Monday, May 05, 2008

OCR (Optical character recognition)

This is one of the many times when I think it would be nice to have a tablet pc (yes, I know most of you are thinking “how many devices can one person use?” my answer..... many).

I guess I should explain. Object character recognition is when a computer analyses a picture and tries to make words out of it. This comes in two forms, handwriting recognition as is used on most palm pilots, and scanned document recognition. It comes up because one of the oldest and best math study guides on campus is slowly diminishing to a couple of copies of copies floating around. To prevent the eventuality of this piece of wisdom becoming extinct our dear friend Ian Larson scanned it into a series of jpeg files. Unfortunately these are unwieldy large (20 MB) , contain all sorts of artifacts and in general are cumbersome to read and print. So I decided to step in and convert them to digital text. My tool of choice is simple OCR which is free to non commercial use ($1250.00 for commercial licenses, ouch). So then comes the tablet pc. A computer can do a decent job of recognizing a character if its really a character, unfortunately it freaks out and tries to recognize eraser marks and underlines as character too, this is gotten around by highlighting areas that you want the computer to ignore, unfortunately this is hard to do with a mouse, with a tablet (if anybody doesn’t know, this is like a laptop where the screen can go completely flat against he top and drawn on with a stylus) this would be vastly easier to highlight ignored areas and clean blemish’s from the scans.
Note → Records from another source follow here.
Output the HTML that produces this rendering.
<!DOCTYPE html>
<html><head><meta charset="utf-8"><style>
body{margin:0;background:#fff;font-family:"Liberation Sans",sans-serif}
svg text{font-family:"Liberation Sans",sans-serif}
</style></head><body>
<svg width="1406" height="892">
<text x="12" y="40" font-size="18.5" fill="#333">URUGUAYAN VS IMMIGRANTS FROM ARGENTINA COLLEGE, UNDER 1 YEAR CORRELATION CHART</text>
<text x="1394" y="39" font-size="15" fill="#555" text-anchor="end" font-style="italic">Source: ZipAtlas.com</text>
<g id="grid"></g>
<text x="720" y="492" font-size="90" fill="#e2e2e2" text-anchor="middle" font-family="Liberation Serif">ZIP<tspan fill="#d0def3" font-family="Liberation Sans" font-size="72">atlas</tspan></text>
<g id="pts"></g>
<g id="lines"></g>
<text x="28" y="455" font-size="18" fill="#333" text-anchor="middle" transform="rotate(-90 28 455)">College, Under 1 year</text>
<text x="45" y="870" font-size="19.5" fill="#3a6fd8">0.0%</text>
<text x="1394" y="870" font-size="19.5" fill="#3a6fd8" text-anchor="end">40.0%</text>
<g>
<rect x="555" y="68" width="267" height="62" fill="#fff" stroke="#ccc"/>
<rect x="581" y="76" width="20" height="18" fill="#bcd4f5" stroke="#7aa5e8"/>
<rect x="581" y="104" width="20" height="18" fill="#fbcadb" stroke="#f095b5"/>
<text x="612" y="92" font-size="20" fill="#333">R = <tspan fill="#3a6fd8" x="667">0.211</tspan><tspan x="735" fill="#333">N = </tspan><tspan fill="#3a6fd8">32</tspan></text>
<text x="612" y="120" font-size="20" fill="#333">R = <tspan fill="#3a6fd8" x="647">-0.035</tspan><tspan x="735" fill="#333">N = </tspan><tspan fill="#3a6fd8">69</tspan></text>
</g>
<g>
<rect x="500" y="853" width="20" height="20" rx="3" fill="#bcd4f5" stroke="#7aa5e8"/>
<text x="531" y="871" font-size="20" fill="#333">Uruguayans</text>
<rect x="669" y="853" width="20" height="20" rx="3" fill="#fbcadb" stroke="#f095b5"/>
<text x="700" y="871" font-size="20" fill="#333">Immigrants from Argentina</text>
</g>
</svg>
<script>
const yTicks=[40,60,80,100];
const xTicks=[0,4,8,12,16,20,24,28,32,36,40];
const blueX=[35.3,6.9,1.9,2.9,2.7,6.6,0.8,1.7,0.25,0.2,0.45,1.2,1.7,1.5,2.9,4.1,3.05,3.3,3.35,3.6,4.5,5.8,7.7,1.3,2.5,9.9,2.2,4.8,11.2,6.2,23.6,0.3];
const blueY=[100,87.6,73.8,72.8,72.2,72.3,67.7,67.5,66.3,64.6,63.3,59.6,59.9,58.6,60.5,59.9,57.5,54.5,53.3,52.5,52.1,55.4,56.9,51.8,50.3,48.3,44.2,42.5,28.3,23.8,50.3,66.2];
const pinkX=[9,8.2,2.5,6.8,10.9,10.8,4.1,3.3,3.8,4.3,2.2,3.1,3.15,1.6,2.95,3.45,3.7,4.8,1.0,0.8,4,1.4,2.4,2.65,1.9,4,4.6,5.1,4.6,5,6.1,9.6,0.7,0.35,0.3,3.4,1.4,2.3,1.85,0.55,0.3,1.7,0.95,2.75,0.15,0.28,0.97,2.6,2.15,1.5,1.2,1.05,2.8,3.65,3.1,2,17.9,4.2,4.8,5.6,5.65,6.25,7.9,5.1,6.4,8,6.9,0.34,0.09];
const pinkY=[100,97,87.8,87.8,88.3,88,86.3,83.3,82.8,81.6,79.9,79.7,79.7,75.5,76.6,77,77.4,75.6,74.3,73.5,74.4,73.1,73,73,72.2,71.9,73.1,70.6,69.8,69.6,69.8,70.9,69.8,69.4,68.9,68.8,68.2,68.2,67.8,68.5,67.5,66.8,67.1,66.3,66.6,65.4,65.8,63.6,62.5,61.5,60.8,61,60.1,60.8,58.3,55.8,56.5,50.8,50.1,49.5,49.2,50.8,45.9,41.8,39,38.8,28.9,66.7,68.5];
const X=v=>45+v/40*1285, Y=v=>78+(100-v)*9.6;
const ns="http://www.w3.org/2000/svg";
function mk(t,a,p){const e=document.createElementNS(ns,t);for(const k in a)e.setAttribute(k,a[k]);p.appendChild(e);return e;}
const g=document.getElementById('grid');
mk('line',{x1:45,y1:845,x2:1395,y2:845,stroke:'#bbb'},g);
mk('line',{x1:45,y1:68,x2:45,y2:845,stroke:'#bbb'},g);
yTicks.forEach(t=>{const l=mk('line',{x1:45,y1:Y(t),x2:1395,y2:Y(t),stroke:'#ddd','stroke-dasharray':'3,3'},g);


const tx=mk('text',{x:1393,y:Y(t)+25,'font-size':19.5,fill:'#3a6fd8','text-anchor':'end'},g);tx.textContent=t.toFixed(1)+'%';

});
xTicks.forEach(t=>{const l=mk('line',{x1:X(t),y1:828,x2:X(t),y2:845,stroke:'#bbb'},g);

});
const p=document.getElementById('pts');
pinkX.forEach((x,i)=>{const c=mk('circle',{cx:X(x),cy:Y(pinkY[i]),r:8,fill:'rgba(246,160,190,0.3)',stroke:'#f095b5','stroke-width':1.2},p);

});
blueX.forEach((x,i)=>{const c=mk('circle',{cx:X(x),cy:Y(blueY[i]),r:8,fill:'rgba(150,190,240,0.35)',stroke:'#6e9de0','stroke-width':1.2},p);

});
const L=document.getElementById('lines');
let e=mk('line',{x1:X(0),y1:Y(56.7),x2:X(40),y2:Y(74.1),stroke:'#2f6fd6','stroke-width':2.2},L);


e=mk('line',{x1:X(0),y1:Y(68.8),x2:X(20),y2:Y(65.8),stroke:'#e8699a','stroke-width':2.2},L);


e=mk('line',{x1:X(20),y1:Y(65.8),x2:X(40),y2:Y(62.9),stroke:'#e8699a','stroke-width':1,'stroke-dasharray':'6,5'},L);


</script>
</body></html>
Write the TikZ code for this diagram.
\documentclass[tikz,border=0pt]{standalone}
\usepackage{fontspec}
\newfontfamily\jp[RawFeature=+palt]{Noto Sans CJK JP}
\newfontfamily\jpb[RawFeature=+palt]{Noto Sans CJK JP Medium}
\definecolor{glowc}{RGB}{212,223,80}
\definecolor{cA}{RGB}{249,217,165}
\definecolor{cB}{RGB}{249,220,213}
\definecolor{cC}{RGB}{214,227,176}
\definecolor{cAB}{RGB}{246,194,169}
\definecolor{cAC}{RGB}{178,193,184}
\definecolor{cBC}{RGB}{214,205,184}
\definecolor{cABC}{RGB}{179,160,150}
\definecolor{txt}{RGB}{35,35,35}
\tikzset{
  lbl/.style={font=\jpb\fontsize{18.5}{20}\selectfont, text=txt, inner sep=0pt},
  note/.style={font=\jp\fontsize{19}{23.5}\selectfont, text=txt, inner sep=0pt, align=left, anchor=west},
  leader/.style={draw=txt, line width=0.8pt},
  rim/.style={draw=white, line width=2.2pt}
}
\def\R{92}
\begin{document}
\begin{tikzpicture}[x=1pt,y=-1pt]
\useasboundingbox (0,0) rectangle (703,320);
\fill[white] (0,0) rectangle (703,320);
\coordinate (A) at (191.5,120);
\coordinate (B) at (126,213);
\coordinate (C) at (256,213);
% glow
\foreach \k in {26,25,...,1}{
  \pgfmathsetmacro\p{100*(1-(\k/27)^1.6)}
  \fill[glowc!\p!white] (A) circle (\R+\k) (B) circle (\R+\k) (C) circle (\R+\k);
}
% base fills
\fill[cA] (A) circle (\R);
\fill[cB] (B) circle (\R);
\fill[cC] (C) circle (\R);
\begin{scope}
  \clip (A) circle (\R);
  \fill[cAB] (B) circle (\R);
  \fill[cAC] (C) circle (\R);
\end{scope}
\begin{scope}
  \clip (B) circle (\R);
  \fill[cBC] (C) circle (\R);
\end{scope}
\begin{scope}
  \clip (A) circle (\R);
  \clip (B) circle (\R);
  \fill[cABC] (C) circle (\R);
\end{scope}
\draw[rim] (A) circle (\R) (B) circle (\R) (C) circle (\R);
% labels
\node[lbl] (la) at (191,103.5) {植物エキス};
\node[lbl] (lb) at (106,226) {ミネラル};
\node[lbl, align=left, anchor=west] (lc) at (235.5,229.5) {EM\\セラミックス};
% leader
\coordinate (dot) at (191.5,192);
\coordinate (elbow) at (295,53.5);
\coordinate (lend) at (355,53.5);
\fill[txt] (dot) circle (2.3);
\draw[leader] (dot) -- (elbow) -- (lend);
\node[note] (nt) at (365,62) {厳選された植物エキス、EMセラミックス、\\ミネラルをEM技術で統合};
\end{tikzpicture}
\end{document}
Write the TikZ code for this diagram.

In any case, the end result of this was that I “entered” 15 pages of text in 2 minutes. that’s 3500 words per minute J


Lucas said...

I hear Evan just ordered a massive drawing tablet(13" by 16" I think). this would serve the exacts same purpose in conjunction with a desktop and be a whole lot cheaper. Clearly your making excuses to justify having yet another computer around. can never have to many

Jeremy said...

On a completely different note, I am really stoked about the Amazon Kindle. Brilliant!